Goal |
Return the listing below unchanged, minus its pictures.

* Begin *

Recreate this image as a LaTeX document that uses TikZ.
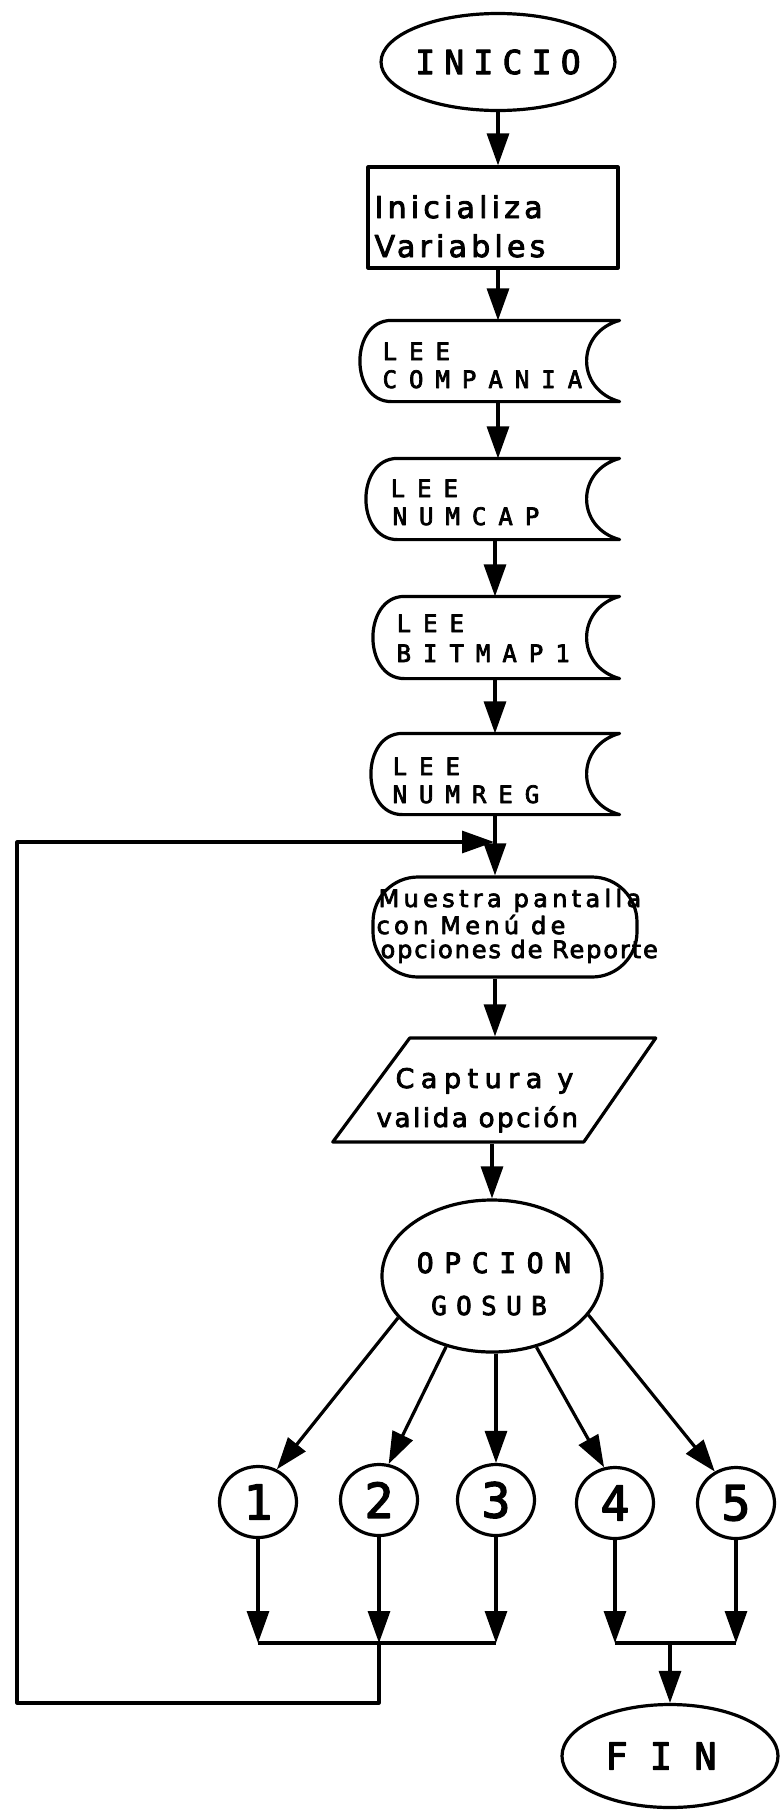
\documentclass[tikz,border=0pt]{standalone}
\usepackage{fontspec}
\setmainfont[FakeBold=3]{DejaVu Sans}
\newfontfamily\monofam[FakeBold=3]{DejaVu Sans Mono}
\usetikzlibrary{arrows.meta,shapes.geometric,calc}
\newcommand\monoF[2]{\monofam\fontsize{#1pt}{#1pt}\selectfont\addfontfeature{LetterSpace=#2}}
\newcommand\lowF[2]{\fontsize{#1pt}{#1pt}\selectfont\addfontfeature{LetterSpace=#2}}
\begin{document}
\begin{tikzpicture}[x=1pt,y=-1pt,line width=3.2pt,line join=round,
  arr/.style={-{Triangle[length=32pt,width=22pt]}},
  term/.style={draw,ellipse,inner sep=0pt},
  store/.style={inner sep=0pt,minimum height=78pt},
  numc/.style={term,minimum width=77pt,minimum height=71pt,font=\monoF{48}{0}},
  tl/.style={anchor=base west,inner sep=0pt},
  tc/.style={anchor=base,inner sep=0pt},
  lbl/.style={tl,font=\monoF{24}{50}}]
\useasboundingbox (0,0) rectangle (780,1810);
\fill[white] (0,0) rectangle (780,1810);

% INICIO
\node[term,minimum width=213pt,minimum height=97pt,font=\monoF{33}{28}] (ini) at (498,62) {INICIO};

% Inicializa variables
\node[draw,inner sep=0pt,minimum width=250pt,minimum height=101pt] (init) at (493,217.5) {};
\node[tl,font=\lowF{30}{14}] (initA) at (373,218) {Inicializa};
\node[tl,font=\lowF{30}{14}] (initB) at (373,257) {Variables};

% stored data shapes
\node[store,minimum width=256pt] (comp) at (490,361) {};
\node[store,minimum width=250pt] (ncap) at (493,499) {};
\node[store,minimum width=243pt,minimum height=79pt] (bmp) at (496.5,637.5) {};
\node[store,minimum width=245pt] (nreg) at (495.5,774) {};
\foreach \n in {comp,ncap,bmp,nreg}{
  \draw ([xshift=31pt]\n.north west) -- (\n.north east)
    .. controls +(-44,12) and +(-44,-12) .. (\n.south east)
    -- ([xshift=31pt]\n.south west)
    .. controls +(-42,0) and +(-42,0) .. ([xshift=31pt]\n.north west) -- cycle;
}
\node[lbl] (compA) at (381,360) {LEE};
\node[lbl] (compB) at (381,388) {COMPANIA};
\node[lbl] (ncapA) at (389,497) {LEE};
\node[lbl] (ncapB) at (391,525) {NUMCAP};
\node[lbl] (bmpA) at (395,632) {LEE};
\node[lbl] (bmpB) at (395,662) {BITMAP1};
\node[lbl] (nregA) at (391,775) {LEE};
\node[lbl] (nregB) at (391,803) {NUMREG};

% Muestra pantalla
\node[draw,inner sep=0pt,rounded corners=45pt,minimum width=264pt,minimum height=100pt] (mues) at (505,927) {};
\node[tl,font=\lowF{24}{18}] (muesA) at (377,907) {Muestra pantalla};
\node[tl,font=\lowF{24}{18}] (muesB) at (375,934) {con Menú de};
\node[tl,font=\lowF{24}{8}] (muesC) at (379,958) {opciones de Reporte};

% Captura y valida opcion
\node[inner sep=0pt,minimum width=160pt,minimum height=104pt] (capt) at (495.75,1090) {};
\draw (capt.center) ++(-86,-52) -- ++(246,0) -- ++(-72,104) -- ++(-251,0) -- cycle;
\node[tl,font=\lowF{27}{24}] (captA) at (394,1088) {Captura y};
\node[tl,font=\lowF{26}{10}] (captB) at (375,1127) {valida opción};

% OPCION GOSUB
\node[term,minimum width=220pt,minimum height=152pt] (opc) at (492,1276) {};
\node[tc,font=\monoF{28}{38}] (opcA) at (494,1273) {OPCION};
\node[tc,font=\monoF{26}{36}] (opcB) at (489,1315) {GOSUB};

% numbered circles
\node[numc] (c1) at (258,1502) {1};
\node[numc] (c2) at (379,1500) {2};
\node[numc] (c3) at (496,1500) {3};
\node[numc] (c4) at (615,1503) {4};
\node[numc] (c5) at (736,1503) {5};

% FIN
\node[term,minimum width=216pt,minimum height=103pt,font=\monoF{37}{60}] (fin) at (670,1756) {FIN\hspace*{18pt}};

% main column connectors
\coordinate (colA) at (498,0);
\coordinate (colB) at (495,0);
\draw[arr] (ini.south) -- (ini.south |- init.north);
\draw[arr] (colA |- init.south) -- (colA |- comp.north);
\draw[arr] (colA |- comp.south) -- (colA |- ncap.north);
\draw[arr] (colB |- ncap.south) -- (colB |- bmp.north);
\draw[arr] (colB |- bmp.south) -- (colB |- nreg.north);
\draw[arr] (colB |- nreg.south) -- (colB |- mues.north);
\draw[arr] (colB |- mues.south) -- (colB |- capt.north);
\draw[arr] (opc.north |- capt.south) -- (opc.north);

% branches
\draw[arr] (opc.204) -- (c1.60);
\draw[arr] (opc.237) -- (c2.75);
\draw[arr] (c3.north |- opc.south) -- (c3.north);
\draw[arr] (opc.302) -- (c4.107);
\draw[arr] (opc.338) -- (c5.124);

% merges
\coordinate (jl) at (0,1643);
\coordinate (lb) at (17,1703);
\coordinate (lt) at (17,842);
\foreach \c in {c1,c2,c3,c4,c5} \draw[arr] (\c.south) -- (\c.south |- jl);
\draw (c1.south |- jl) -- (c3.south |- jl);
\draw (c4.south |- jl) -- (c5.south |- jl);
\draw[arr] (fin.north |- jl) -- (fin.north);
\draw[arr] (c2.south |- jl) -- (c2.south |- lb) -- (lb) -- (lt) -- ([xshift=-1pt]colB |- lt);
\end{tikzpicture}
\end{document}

* End *

Final answer |
Recreate this image as a LaTeX document that uses TikZ.
\documentclass[tikz,border=0pt]{standalone}
\usepackage{fontspec}
\setmainfont[FakeBold=3]{DejaVu Sans}
\newfontfamily\monofam[FakeBold=3]{DejaVu Sans Mono}
\usetikzlibrary{arrows.meta,shapes.geometric,calc}
\newcommand\monoF[2]{\monofam\fontsize{#1pt}{#1pt}\selectfont\addfontfeature{LetterSpace=#2}}
\newcommand\lowF[2]{\fontsize{#1pt}{#1pt}\selectfont\addfontfeature{LetterSpace=#2}}
\begin{document}
\begin{tikzpicture}[x=1pt,y=-1pt,line width=3.2pt,line join=round,
  arr/.style={-{Triangle[length=32pt,width=22pt]}},
  term/.style={draw,ellipse,inner sep=0pt},
  store/.style={inner sep=0pt,minimum height=78pt},
  numc/.style={term,minimum width=77pt,minimum height=71pt,font=\monoF{48}{0}},
  tl/.style={anchor=base west,inner sep=0pt},
  tc/.style={anchor=base,inner sep=0pt},
  lbl/.style={tl,font=\monoF{24}{50}}]
\useasboundingbox (0,0) rectangle (780,1810);
\fill[white] (0,0) rectangle (780,1810);

% INICIO
\node[term,minimum width=213pt,minimum height=97pt,font=\monoF{33}{28}] (ini) at (498,62) {INICIO};

% Inicializa variables
\node[draw,inner sep=0pt,minimum width=250pt,minimum height=101pt] (init) at (493,217.5) {};
\node[tl,font=\lowF{30}{14}] (initA) at (373,218) {Inicializa};
\node[tl,font=\lowF{30}{14}] (initB) at (373,257) {Variables};

% stored data shapes
\node[store,minimum width=256pt] (comp) at (490,361) {};
\node[store,minimum width=250pt] (ncap) at (493,499) {};
\node[store,minimum width=243pt,minimum height=79pt] (bmp) at (496.5,637.5) {};
\node[store,minimum width=245pt] (nreg) at (495.5,774) {};
\foreach \n in {comp,ncap,bmp,nreg}{
  \draw ([xshift=31pt]\n.north west) -- (\n.north east)
    .. controls +(-44,12) and +(-44,-12) .. (\n.south east)
    -- ([xshift=31pt]\n.south west)
    .. controls +(-42,0) and +(-42,0) .. ([xshift=31pt]\n.north west) -- cycle;
}
\node[lbl] (compA) at (381,360) {LEE};
\node[lbl] (compB) at (381,388) {COMPANIA};
\node[lbl] (ncapA) at (389,497) {LEE};
\node[lbl] (ncapB) at (391,525) {NUMCAP};
\node[lbl] (bmpA) at (395,632) {LEE};
\node[lbl] (bmpB) at (395,662) {BITMAP1};
\node[lbl] (nregA) at (391,775) {LEE};
\node[lbl] (nregB) at (391,803) {NUMREG};

% Muestra pantalla
\node[draw,inner sep=0pt,rounded corners=45pt,minimum width=264pt,minimum height=100pt] (mues) at (505,927) {};
\node[tl,font=\lowF{24}{18}] (muesA) at (377,907) {Muestra pantalla};
\node[tl,font=\lowF{24}{18}] (muesB) at (375,934) {con Menú de};
\node[tl,font=\lowF{24}{8}] (muesC) at (379,958) {opciones de Reporte};

% Captura y valida opcion
\node[inner sep=0pt,minimum width=160pt,minimum height=104pt] (capt) at (495.75,1090) {};
\draw (capt.center) ++(-86,-52) -- ++(246,0) -- ++(-72,104) -- ++(-251,0) -- cycle;
\node[tl,font=\lowF{27}{24}] (captA) at (394,1088) {Captura y};
\node[tl,font=\lowF{26}{10}] (captB) at (375,1127) {valida opción};

% OPCION GOSUB
\node[term,minimum width=220pt,minimum height=152pt] (opc) at (492,1276) {};
\node[tc,font=\monoF{28}{38}] (opcA) at (494,1273) {OPCION};
\node[tc,font=\monoF{26}{36}] (opcB) at (489,1315) {GOSUB};

% numbered circles
\node[numc] (c1) at (258,1502) {1};
\node[numc] (c2) at (379,1500) {2};
\node[numc] (c3) at (496,1500) {3};
\node[numc] (c4) at (615,1503) {4};
\node[numc] (c5) at (736,1503) {5};

% FIN
\node[term,minimum width=216pt,minimum height=103pt,font=\monoF{37}{60}] (fin) at (670,1756) {FIN\hspace*{18pt}};

% main column connectors
\coordinate (colA) at (498,0);
\coordinate (colB) at (495,0);
\draw[arr] (ini.south) -- (ini.south |- init.north);
\draw[arr] (colA |- init.south) -- (colA |- comp.north);
\draw[arr] (colA |- comp.south) -- (colA |- ncap.north);
\draw[arr] (colB |- ncap.south) -- (colB |- bmp.north);
\draw[arr] (colB |- bmp.south) -- (colB |- nreg.north);
\draw[arr] (colB |- nreg.south) -- (colB |- mues.north);
\draw[arr] (colB |- mues.south) -- (colB |- capt.north);
\draw[arr] (opc.north |- capt.south) -- (opc.north);

% branches
\draw[arr] (opc.204) -- (c1.60);
\draw[arr] (opc.237) -- (c2.75);
\draw[arr] (c3.north |- opc.south) -- (c3.north);
\draw[arr] (opc.302) -- (c4.107);
\draw[arr] (opc.338) -- (c5.124);

% merges
\coordinate (jl) at (0,1643);
\coordinate (lb) at (17,1703);
\coordinate (lt) at (17,842);
\foreach \c in {c1,c2,c3,c4,c5} \draw[arr] (\c.south) -- (\c.south |- jl);
\draw (c1.south |- jl) -- (c3.south |- jl);
\draw (c4.south |- jl) -- (c5.south |- jl);
\draw[arr] (fin.north |- jl) -- (fin.north);
\draw[arr] (c2.south |- jl) -- (c2.south |- lb) -- (lb) -- (lt) -- ([xshift=-1pt]colB |- lt);
\end{tikzpicture}
\end{document}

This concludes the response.